+++ DATA SECTION
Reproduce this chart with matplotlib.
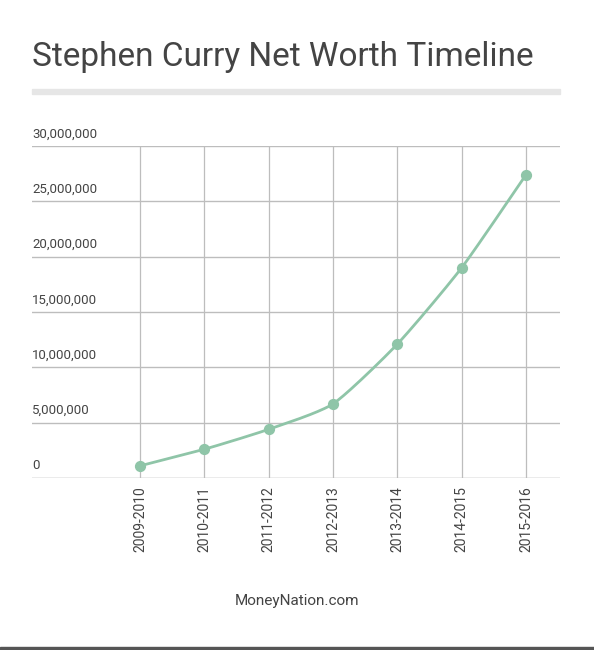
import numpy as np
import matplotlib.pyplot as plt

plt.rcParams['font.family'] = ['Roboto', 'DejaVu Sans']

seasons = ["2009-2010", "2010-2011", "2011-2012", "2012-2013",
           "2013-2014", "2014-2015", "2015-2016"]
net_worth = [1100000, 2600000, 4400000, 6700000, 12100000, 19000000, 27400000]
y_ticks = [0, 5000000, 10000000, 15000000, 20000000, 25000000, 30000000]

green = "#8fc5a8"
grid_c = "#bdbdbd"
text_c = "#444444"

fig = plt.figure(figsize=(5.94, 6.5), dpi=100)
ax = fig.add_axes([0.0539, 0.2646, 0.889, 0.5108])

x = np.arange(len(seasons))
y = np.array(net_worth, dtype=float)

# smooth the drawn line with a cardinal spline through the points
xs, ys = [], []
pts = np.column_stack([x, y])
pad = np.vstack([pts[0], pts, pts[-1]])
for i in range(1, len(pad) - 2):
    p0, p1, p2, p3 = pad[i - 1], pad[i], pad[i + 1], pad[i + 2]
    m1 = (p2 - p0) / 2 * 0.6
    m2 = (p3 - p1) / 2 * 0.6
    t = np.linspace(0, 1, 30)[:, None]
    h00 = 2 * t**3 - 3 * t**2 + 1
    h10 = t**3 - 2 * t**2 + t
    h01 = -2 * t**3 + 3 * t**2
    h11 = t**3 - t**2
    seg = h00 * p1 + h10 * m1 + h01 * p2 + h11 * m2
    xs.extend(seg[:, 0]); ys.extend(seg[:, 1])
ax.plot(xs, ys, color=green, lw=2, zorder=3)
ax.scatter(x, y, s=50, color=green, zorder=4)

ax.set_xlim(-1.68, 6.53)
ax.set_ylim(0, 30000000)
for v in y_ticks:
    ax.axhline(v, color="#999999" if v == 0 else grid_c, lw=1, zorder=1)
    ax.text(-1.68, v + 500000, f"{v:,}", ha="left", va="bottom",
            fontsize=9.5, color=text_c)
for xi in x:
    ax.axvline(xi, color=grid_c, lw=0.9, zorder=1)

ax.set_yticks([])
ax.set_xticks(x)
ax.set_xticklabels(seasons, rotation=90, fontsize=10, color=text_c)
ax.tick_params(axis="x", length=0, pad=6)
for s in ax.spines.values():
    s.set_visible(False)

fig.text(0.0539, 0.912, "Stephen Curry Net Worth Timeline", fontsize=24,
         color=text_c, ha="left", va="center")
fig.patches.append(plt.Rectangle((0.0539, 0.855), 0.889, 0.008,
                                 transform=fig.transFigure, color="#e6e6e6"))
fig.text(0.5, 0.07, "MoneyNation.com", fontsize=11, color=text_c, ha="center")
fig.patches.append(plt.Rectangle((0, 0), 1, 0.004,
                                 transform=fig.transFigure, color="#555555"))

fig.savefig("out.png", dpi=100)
++++++
**REQUEST**
The lines from the start of the data through the line that contains "20000000, 25000000, 30000000]" are to be returned exactly, please, with both ends included and every picture left out.

**EXERCISE SOLUTION**
Reproduce this chart with matplotlib.
import numpy as np
import matplotlib.pyplot as plt

plt.rcParams['font.family'] = ['Roboto', 'DejaVu Sans']

seasons = ["2009-2010", "2010-2011", "2011-2012", "2012-2013",
           "2013-2014", "2014-2015", "2015-2016"]
net_worth = [1100000, 2600000, 4400000, 6700000, 12100000, 19000000, 27400000]
y_ticks = [0, 5000000, 10000000, 15000000, 20000000, 25000000, 30000000]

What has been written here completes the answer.